Zombie Prevention (3 Layers)

graph TD
    subgraph "Zombie Prevention"
        L1[Layer 1: Shepherd<br/>Detects BEAM death via POLLHUP<br/>SIGTERM → SIGKILL child]
        L2[Layer 2: Watcher GenServer<br/>Detects Process GenServer death<br/>SIGTERM → SIGKILL via NIF]
        L3[Layer 3: NIF Resource Destructor<br/>Closes FDs on GC<br/>Child sees broken pipe]
    end
    L1 -->|Covers| BEAM_CRASH[BEAM SIGKILL/crash]
    L2 -->|Covers| GS_CRASH[GenServer crash]
    L3 -->|Covers| LEAK[Resource leak/GC]

Why all three layers?

LayerTriggerMechanismCovers
ShepherdBEAM process diesUDS POLLHUP → kill child groupBEAM SIGKILL, OOM kill, segfault
WatcherGenServer crashesProcess.monitor → NIF killElixir-level crashes, unhandled errors
NIF destructorFD resource GC'dclose(fd) → child SIGPIPE/EOFResource leaks, process table cleanup

I/O Architecture

All I/O goes through the NIF using enif_select, which integrates with the BEAM's epoll/kqueue event loop:

  1. Read: NIF attempts read(fd). If data available, returns immediately. If EAGAIN, registers enif_select(READ) and the GenServer parks the caller.
  2. Write: NIF attempts write(fd). Handles partial writes by retrying until EAGAIN, then parks.
  3. Ready notification: BEAM sends {:select, resource, ref, :ready_input/:ready_output} to the GenServer, which retries parked operations.
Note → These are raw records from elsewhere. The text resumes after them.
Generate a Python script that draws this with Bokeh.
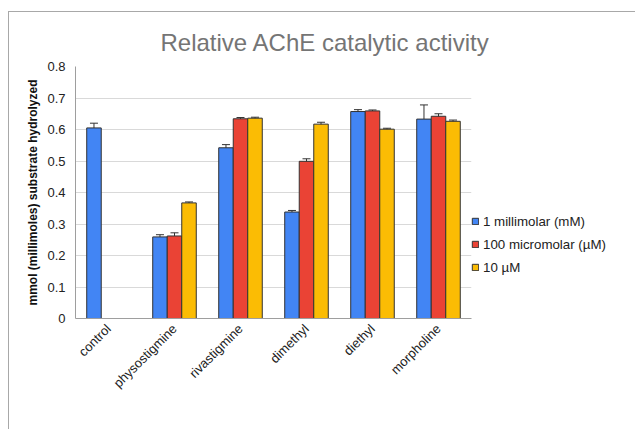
from bokeh.plotting import figure
from bokeh.models import (ColumnDataSource, FactorRange, Whisker, TeeHead, Legend, LegendItem,
                          FixedTicker, NumeralTickFormatter)
from bokeh.transform import dodge
from bokeh.embed import file_html
from bokeh.resources import INLINE
import math

categories = ["control", "physostigmine", "rivastigmine", "dimethyl", "diethyl", "morpholine"]
series_names = ["1 millimolar (mM)", "100 micromolar (\u00b5M)", "10 \u00b5M"]
mm1 = [0.605, 0.259, 0.542, 0.338, 0.657, 0.633]
mm1_err = [0.015, 0.007, 0.010, 0.005, 0.006, 0.045]
um100 = [None, 0.262, 0.634, 0.499, 0.659, 0.642]
um100_err = [None, 0.010, 0.004, 0.008, 0.003, 0.008]
um10 = [None, 0.367, 0.636, 0.617, 0.601, 0.626]
um10_err = [None, 0.003, 0.003, 0.006, 0.003, 0.004]
y_ticks = [0, 0.1, 0.2, 0.3, 0.4, 0.5, 0.6, 0.7, 0.8]

colors = ["#4285F4", "#EA4335", "#FBBC04"]
offsets = [-0.22, 0.0, 0.22]
FONT = "Liberation Sans"

p = figure(width=626, height=417, frame_width=396, frame_height=252,
           x_range=FactorRange(*categories, range_padding=0),
           y_range=(0, 0.8), output_backend="svg", toolbar_location=None,
           min_border_left=66, min_border_right=21, min_border_top=54, min_border_bottom=111)
p.styles = {"margin-left": "8px", "margin-top": "11px",
            "border-left": "1px solid #a8a8a8", "border-top": "1px solid #a8a8a8"}

p.title.text = "Relative AChE catalytic activity"
p.title.text_font = FONT
p.title.text_font_size = "24px"
p.title.text_font_style = "normal"
p.title.text_color = "#757575"
p.title.align = "left"
p.title.offset = 85
p.title.standoff = 22

items = []
for vals, errs, col, off, name in zip([mm1, um100, um10], [mm1_err, um100_err, um10_err],
                                      colors, offsets, series_names):
    cats = [c for c, v in zip(categories, vals) if v is not None]
    tops = [v for v in vals if v is not None]
    es = [e for e, v in zip(errs, vals) if v is not None]
    src = ColumnDataSource(dict(cat=cats, top=tops,
                                upper=[t + e for t, e in zip(tops, es)],
                                lower=[t - e for t, e in zip(tops, es)]))
    r = p.vbar(x=dodge("cat", off, range=p.x_range), top="top", width=0.22, source=src,
               fill_color=col, line_color="#333333", line_width=1)
    w = Whisker(base=dodge("cat", off, range=p.x_range), upper="upper", lower="lower", source=src,
                line_color="#333333", line_width=1,
                upper_head=TeeHead(size=8, line_color="#333333", line_width=1),
                lower_head=TeeHead(size=8, line_color="#333333", line_width=1))
    p.add_layout(w)
    items.append(LegendItem(label=name, renderers=[r]))

legend = Legend(items=items, location="top_left", padding=0, margin=0, spacing=3,
                glyph_width=8, glyph_height=8, label_standoff=4, label_height=20,
                title=" ", title_text_font_size="1px", title_standoff=144,
                border_line_color=None, background_fill_alpha=0,
                label_text_font=FONT, label_text_font_size="13.3px", label_text_color="#222222")
p.add_layout(legend, "right")

p.yaxis.ticker = FixedTicker(ticks=y_ticks)
p.yaxis.formatter = NumeralTickFormatter(format="0.[0]")
p.yaxis.axis_label = "mmol (millimoles) substrate hydrolyzed"
p.yaxis.axis_label_text_font = FONT
p.yaxis.axis_label_text_font_size = "12px"
p.yaxis.axis_label_text_font_style = "bold"
p.yaxis.axis_label_text_color = "#111111"
p.yaxis.axis_label_standoff = 4
p.yaxis.major_label_standoff = 10

for ax in (p.xaxis, p.yaxis):
    ax.major_tick_in = 0
    ax.major_tick_out = 0
    ax.minor_tick_in = 0
    ax.minor_tick_out = 0
    ax.axis_line_color = "#9e9e9e"
    ax.major_label_text_font = FONT
    ax.major_label_text_font_size = "13px"
    ax.major_label_text_color = "#222222"

p.xaxis.major_label_orientation = math.pi / 4
p.xaxis.major_label_standoff = 8

p.xgrid.grid_line_color = None
p.ygrid.grid_line_color = "#d9d9d9"
p.ygrid.ticker = FixedTicker(ticks=y_ticks)
p.outline_line_color = None

open("out.html", "w").write(file_html(p, INLINE))
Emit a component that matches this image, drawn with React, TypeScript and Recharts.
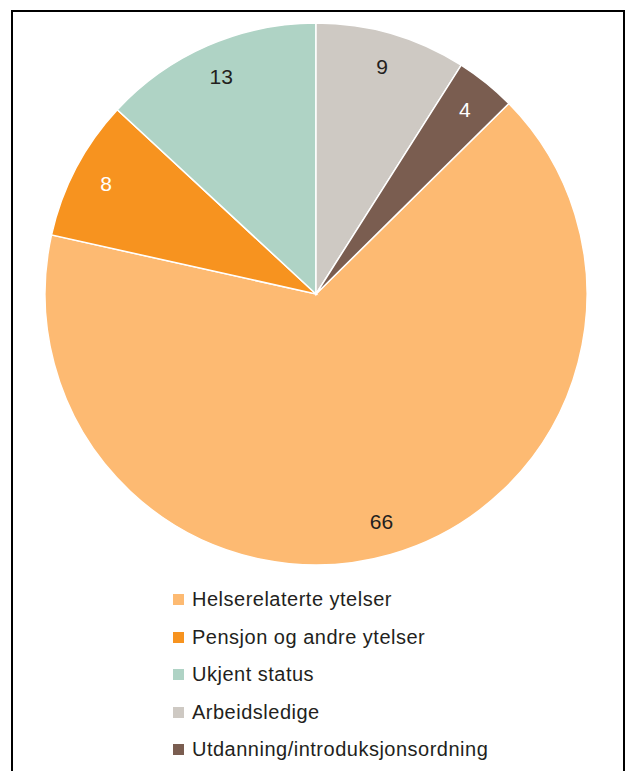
import React from 'react';
import { PieChart, Pie, Cell, Legend } from 'recharts';

const categories = [
  'Helserelaterte ytelser',
  'Pensjon og andre ytelser',
  'Ukjent status',
  'Arbeidsledige',
  'Utdanning/introduksjonsordning',
];
// percent; labels show them rounded
const shares = [65.9, 8.4, 13.1, 9.0, 3.6];

const sliceColors = ['#FDBA72', '#F7931F', '#AFD3C5', '#CEC9C3', '#7A5D50'];
const labelColors = ['#231F20', '#FFFFFF', '#231F20', '#231F20', '#FFFFFF'];

const data = categories.map((name, i) => ({ name, value: shares[i] }));

// first slice starts where Arbeidsledige + Utdanning end (clockwise from 12 o'clock)
const total = shares.reduce((a, b) => a + b, 0);
const startAngle = 90 - (360 * (shares[3] + shares[4])) / total;

const FONT = 'Arial, "Liberation Sans", Helvetica, sans-serif';
const RADIAN = Math.PI / 180;

const renderLabel = (props: any) => {
  const { cx, cy, midAngle, outerRadius, value, index } = props;
  const r = outerRadius * 0.875;
  const x = cx + r * Math.cos(-midAngle * RADIAN);
  const y = cy + r * Math.sin(-midAngle * RADIAN);
  return (
    <text
      x={x}
      y={y}
      fill={labelColors[index]}
      textAnchor="middle"
      dominantBaseline="central"
      fontFamily={FONT}
      fontSize={21}
    >
      {Math.round(value)}
    </text>
  );
};

const renderLegend = () => (
  <div style={{ fontFamily: FONT, fontSize: 20, letterSpacing: 0.5, color: '#231F20' }}>
    {categories.map((name, i) => (
      <div key={name} style={{ display: 'flex', alignItems: 'center', height: 37.5 }}>
        <span
          style={{
            display: 'inline-block',
            width: 11,
            height: 11,
            background: sliceColors[i],
            marginRight: 8,
          }}
        />
        <span>{name}</span>
      </div>
    ))}
  </div>
);

export default function App() {
  return (
    <div
      style={{
        position: 'absolute',
        left: 0,
        top: 0,
        width: 626,
        height: 771,
        overflow: 'hidden',
        background: '#fff',
      }}
    >
      <div
        style={{
          position: 'absolute',
          left: 11,
          top: 10,
          width: 610,
          height: 800,
          borderTop: '2px solid #000',
          borderLeft: '2px solid #000',
          borderRight: '2px solid #000',
        }}
      />
      <PieChart
        width={626}
        height={771}
        margin={{ top: 0, right: 0, bottom: 0, left: 0 }}
        style={{ position: 'absolute', left: 0, top: 0 }}
      >
        <Pie
          data={data}
          dataKey="value"
          nameKey="name"
          cx={316}
          cy={294}
          outerRadius={271}
          startAngle={startAngle}
          endAngle={startAngle - 360}
          stroke="#FFFFFF"
          strokeWidth={1.5}
          label={renderLabel}
          labelLine={false}
          isAnimationActive={false}
        >
          {data.map((d, i) => (
            <Cell key={d.name} fill={sliceColors[i]} />
          ))}
        </Pie>
        <Legend
          layout="vertical"
          content={renderLegend}
          wrapperStyle={{ position: 'absolute', left: 173, top: 581, width: 420 }}
        />
      </PieChart>
    </div>
  );
}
All NIF functions run on dirty IO schedulers to prevent BEAM scheduler stalls.

PTY Mode

When pty: true is passed:

  • Shepherd calls openpty() instead of pipe()
  • Child gets a controlling terminal (setsid() + TIOCSCTTY)
  • Single bidirectional master FD is sent via SCM_RIGHTS
  • BEAM dups the FD for independent stdin/stdout NIF resources
  • set_window_size/3 sends CMD_SET_WINSIZE to shepherd, which calls ioctl(TIOCSWINSZ)

cgroup Support (Linux Only)

When cgroup_path: is set:

  • Shepherd creates /sys/fs/cgroup/{path} directory
  • Moves child PID to cgroup.procs
  • On cleanup, writes 1 to cgroup.kill and removes the directory
  • No-op on macOS/BSD

Parallelism Model

Every NetRunner process is fully independent:

  • Each command gets its own shepherd process, pipe FDs, and GenServer
  • NIF functions run on BEAM's dirty IO scheduler pool (default 10 threads)
  • enif_select integrates with BEAM's epoll/kqueue — handles thousands of concurrent FDs
  • No global lock, no shared process manager